A trust beneficiary’s residence in a state doesn’t establish enough of a connection for the state to tax the trust, the U.S. Supreme Court ruled June 21 in a unanimous opinion.
The case centers on whether a trust can be taxed by a state based on where beneficiaries live. Income not yet distributed can’t be taxed when it is uncertain whether a beneficiary will receive it, the court said in its opinion. Trusts earn about $120 billion in yearly income in the U.S.
A ruling for the state would have meant havoc for trust administration, “forcing trustees to track the travel and temporary residence of all contingent beneficiaries, and opening trusts up to duplicative taxation in potentially all fifty states,” said David H. Bernstein, a Debevoise & Plimpton LLP partner who has been trustee of the Kaestner Family Trust since 2005.
The state of North Carolina argued that it had the right to tax the Kimberley Rice Kaestner 1992 Family Trust on income the trust earned from 2005 to 2008. However, the income wasn’t generated in North Carolina or distributed to Kaestner’s children, and the trust was originally created in New York.

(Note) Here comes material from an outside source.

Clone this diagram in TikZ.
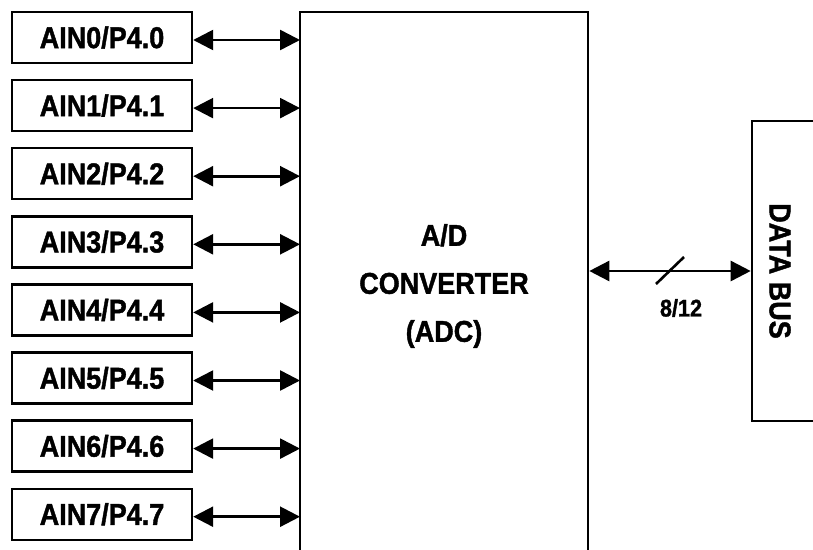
\documentclass[tikz,border=0pt]{standalone}
\usepackage{fontspec}
\setmainfont[BoldFeatures={FakeBold=1.5}]{Liberation Sans}
\usetikzlibrary{arrows.meta}
\newcommand{\sq}[1]{\scalebox{0.9}[1]{#1}}
\begin{document}
\begin{tikzpicture}[x=1pt,y=-1pt,
  line width=2.6pt,
  pin/.style={draw,line width=2.4pt,minimum width=180pt,minimum height=51pt,inner sep=0pt,font=\fontsize{30}{32}\selectfont\bfseries},
  dbl/.style={{Triangle[length=20pt,width=20pt]}-{Triangle[length=20pt,width=20pt]},line width=2.6pt},
  lbl/.style={font=\fontsize{30}{32}\selectfont\bfseries,inner sep=0pt}]
\useasboundingbox (0,0) rectangle (813,549);
\clip (0,0) rectangle (813,549);
\node[draw,line width=2.6pt,minimum width=288pt,minimum height=600pt,inner sep=0pt] (adc) at (444,312) {};
\node[draw,line width=2.6pt,minimum width=140pt,minimum height=300pt,inner sep=0pt] (db) at (822,271) {};
\foreach \i in {0,...,7}{
  \pgfmathsetmacro{\yy}{37.5+68.1*\i}
  \node[pin] (b\i) at (102,\yy) {\sq{AIN\i/P4.\i}};
  \coordinate (a\i) at (300,\yy+2.5);
  \draw[dbl] (b\i.east |- a\i) -- (a\i);
}
\node[lbl,align=center,font=\fontsize{30}{48}\selectfont\bfseries] (t) at (444,286) {\sq{A/D}\\\sq{CONVERTER}\\\sq{(ADC)}};
\node[lbl,rotate=-90] (dbt) at (780,271) {\sq{DATA BUS}};
\coordinate (bs) at (adc.east |- db.west);
\draw[dbl] (bs) -- (db.west);
\coordinate (s1) at (656,284);
\coordinate (s2) at (684,257);
\draw[line width=2.6pt] (s1) -- (s2);
\node[inner sep=0pt,font=\fontsize{24}{26}\selectfont\bfseries] (w) at (681,308) {\sq{8/12}};
\end{tikzpicture}
\end{document}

The trust paid more than $1.3 million in taxes to North Carolina, but sued for a refund. It argued that Kaestner wasn’t guaranteed to receive the funds.
A minimum connection is necessary under the due process clause, and the trust argued Kaestner’s residency in North Carolina didn’t establish that link. The high court agreed, saying that “the Kaestners’ in-state residence was too tenuous a link between the State and the Trust to support the tax.”
The court also ruled that the beneficiary hadn’t yet received any benefits from the trust and it wasn’t guaranteed that would ever happen.
The state said that agreeing with the trust’s position would “lead to opportunistic gaming of state tax systems.” But the high court said that “mere speculation about negative consequences” isn’t enough to be considered a minimal connection.
“The ruling emphasizes the Constitution’s most profound guarantee: The government cannot order a citizen to do something that is fundamentally unfair, and that includes forcing someone who has nothing to do with a State to pay taxes for services they didn’t use,” David A. O’Neil, a partner at Debevoise & Plimpton LLP in Washington who represented the trust, said in an email.
Brian Galle, a law professor at Georgetown Law, said the opinion effectively created a small tax shelter by saying that if you have a beneficiary who doesn’t have any control over assets, the state where that beneficiary lives can’t tax the trust based solely on the location.
That was disappointing, Galle said, because it “opens an avenue for a well-advised wealthy family to transmit wealth without being taxed.”
For example, if a beneficiary is living in a high-tax state like California but the trustee is living in a low-tax state like Nevada, the trustee can earn investment income in the trust and it won’t be taxed in California, Galle said. Once the beneficiary wants to receive the income, they could move to the low-tax state to receive the distribution.
Matthew W. Sawchak represented the North Carolina Department of Revenue. The office said in an email that it appreciates the court’s “careful consideration.”
The case is N.C. Dep’t of Revenue v. The Kimberley Rice Kaestner 1992 Family Trust, U.S., No. 18-457, 6/21/19.